Construction of the dam began in 1953, and was completed in 1958. It is owned by Companhia Portuguesa de Produção de Electricidade (CPPE). Picote Dam was the first dam constructed by Portugal on the Douro.

==Dam==
Picote Dam is a 100 m tall (height above foundation) and 139 m long arch dam with a crest altitude of 480 m. The volume of the dam is 205,000 m^{3}. The spillway is located on its crest and is controlled by four tainter gates. It has a maximum discharge of 11000 m3/s while one bottom outlet can discharge up to 600 m3/s.

==Reservoir==
At full reservoir level of 471 m, (maximum flood level of 478 m) the reservoir of the dam (Albufeira da Barragem de Picote) has a surface area of 2.44 km^{2} with a total capacity of 63 mio. m^{3} (active capacity 13.43 mio. m^{3}).

==Power plant Picote I==
The power plant Picote I is a run-of-the-river hydroelectric power station with a nameplate capacity of 195 MW. Its average annual generation is 868,6 (838, 941, or 1,038) GWh. The power station contains three 65 MW Francis turbine-generators in an underground powerhouse.

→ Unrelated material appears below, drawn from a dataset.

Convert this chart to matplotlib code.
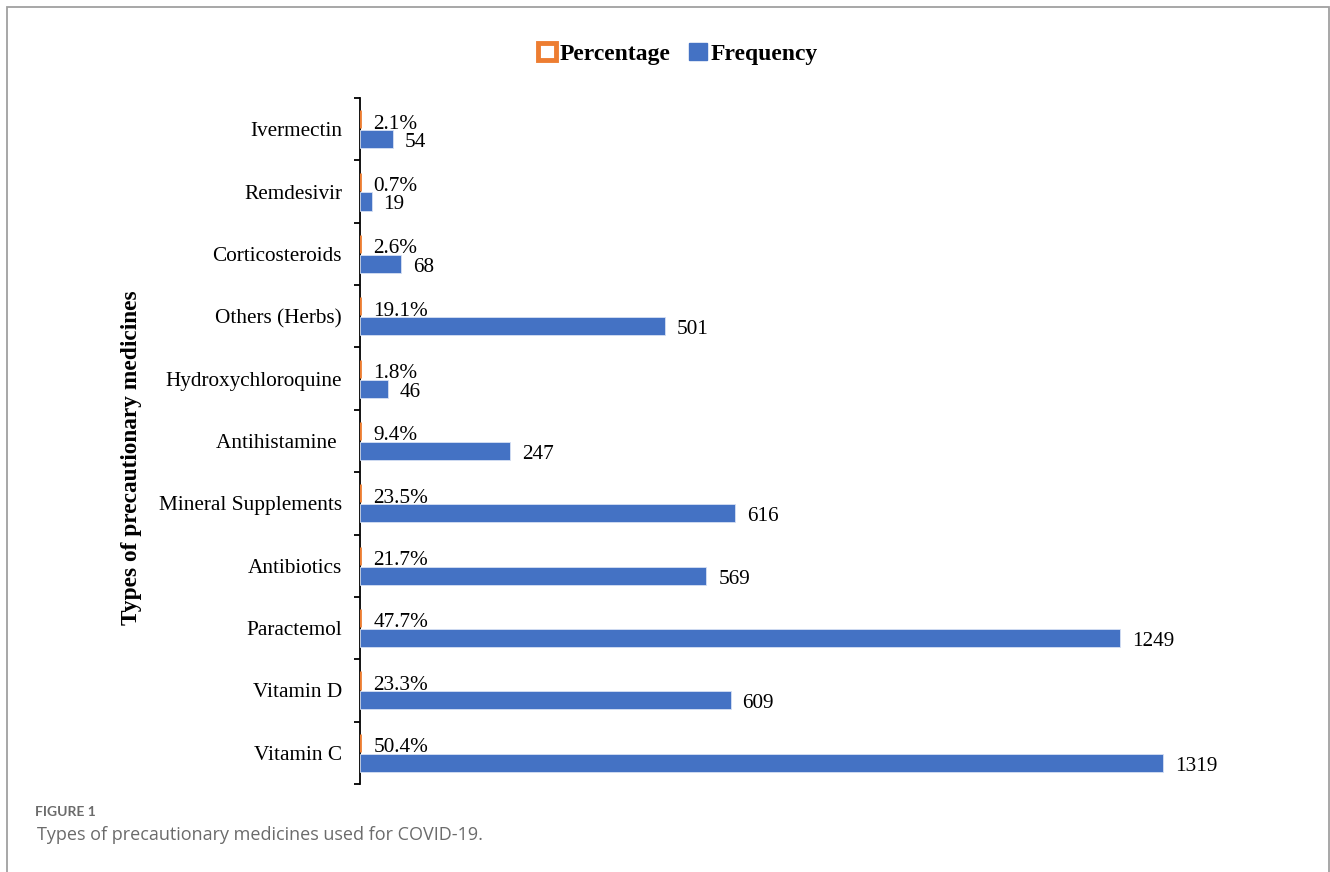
import matplotlib
matplotlib.use("Agg")
import matplotlib.pyplot as plt
from matplotlib.patches import Patch, Rectangle
import numpy as np

categories = ["Vitamin C", "Vitamin D", "Paractemol", "Antibiotics", "Mineral Supplements",
              "Antihistamine ", "Hydroxychloroquine", "Others (Herbs)", "Corticosteroids",
              "Remdesivir", "Ivermectin"]
frequency = [1319, 609, 1249, 569, 616, 247, 46, 501, 68, 19, 54]
percentage = [50.4, 23.3, 47.7, 21.7, 23.5, 9.4, 1.8, 19.1, 2.6, 0.7, 2.1]

BLUE = "#4472C4"
ORANGE = "#ED7D31"
SERIF = ["Liberation Serif", "DejaVu Serif"]

W, H = 1330, 872
fig = plt.figure(figsize=(W / 100, H / 100), dpi=100)
fig.patch.set_facecolor("white")

# outer border
fig.add_artist(Rectangle((6.5 / W, -0.05), (1322 / W), 1.05 - 7.5 / H, transform=fig.transFigure,
                         fill=False, edgecolor="#a0a0a0", linewidth=1.3))

left, right_px = 360, 360 + 1400 * (1163 - 360) / 1319
top, bottom = 98, 784
ax = fig.add_axes([left / W, 1 - bottom / H, (right_px - left) / W, (bottom - top) / H])

y = np.arange(len(categories))
bh = 0.29
off = 0.16
pct_frac = [p / 100 for p in percentage]

ax.barh(y + off, pct_frac, height=bh, color="white", edgecolor=ORANGE, linewidth=2.0, zorder=3)
ax.barh(y - off, frequency, height=bh, color=BLUE, edgecolor="#d6e0f3", linewidth=0.6, zorder=3)

for yi, p, f in zip(y, percentage, frequency):
    ax.annotate(f"{p:.1f}%", xy=(0, yi + off), xytext=(9.5, -3.5), textcoords="offset points",
                ha="left", va="center", fontsize=15.3, family=SERIF)
    ax.annotate(f"{f}", xy=(f, yi - off), xytext=(8.5, -2.5), textcoords="offset points",
                ha="left", va="center", fontsize=15.3, family=SERIF)

ax.set_xlim(0, 1400)
ax.set_ylim(-0.5, len(categories) - 0.5)
for s in ["top", "right", "bottom"]:
    ax.spines[s].set_visible(False)
ax.spines["left"].set_linewidth(1.3)
ax.set_xticks([])
ax.set_yticks(y)
ax.set_yticklabels(categories, fontsize=15.3, family=SERIF)
ax.tick_params(axis="y", which="major", length=0, pad=13)
ax.set_yticks(np.arange(-0.5, len(categories), 1.0), minor=True)
ax.tick_params(axis="y", which="minor", length=4, width=1.3, direction="out")

fig.text(131 / W, 1 - 458 / H, "Types of precautionary medicines", rotation=90, ha="center",
         va="center", fontsize=16.8, fontweight="bold", family=SERIF)

handles = [Patch(facecolor="white", edgecolor=ORANGE, linewidth=3.5),
           Patch(facecolor=BLUE, edgecolor=BLUE)]
leg = fig.legend(handles, ["Percentage", "Frequency"], loc="center", bbox_to_anchor=(678 / W, 1 - 54 / H),
                 ncol=2, frameon=False, handlelength=0.75, handleheight=0.75, handletextpad=0.15,
                 columnspacing=0.8, prop={"family": SERIF, "weight": "bold", "size": 17})

fig.text(35 / W, 1 - 812 / H, "FIGURE 1", fontsize=10, color="#6b6b6b", family="Lato",
         fontweight="bold", va="center", ha="left")
fig.text(37 / W, 1 - 835 / H, "Types of precautionary medicines used for COVID-19.", fontsize=13,
         color="#6b6b6b", family="Open Sans", va="center", ha="left")

fig.savefig("out.png", dpi=100, facecolor="white")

The minimum hydraulic head is 63 m, the maximum is 74 m. Maximum flow per turbine is 117 m^{3}/s.

The plant is owned by CPPE, but operated by EDP.

==Power plant Picote II==
In March 2007, construction began on the Picote II hydroelectric power plant. In December 2011, work on an additional underground powerhouse was completed and a further turbine with 246 MW went online. Its average annual generation is 244 GWh.

The plant is owned by CPPE, but operated by EDP.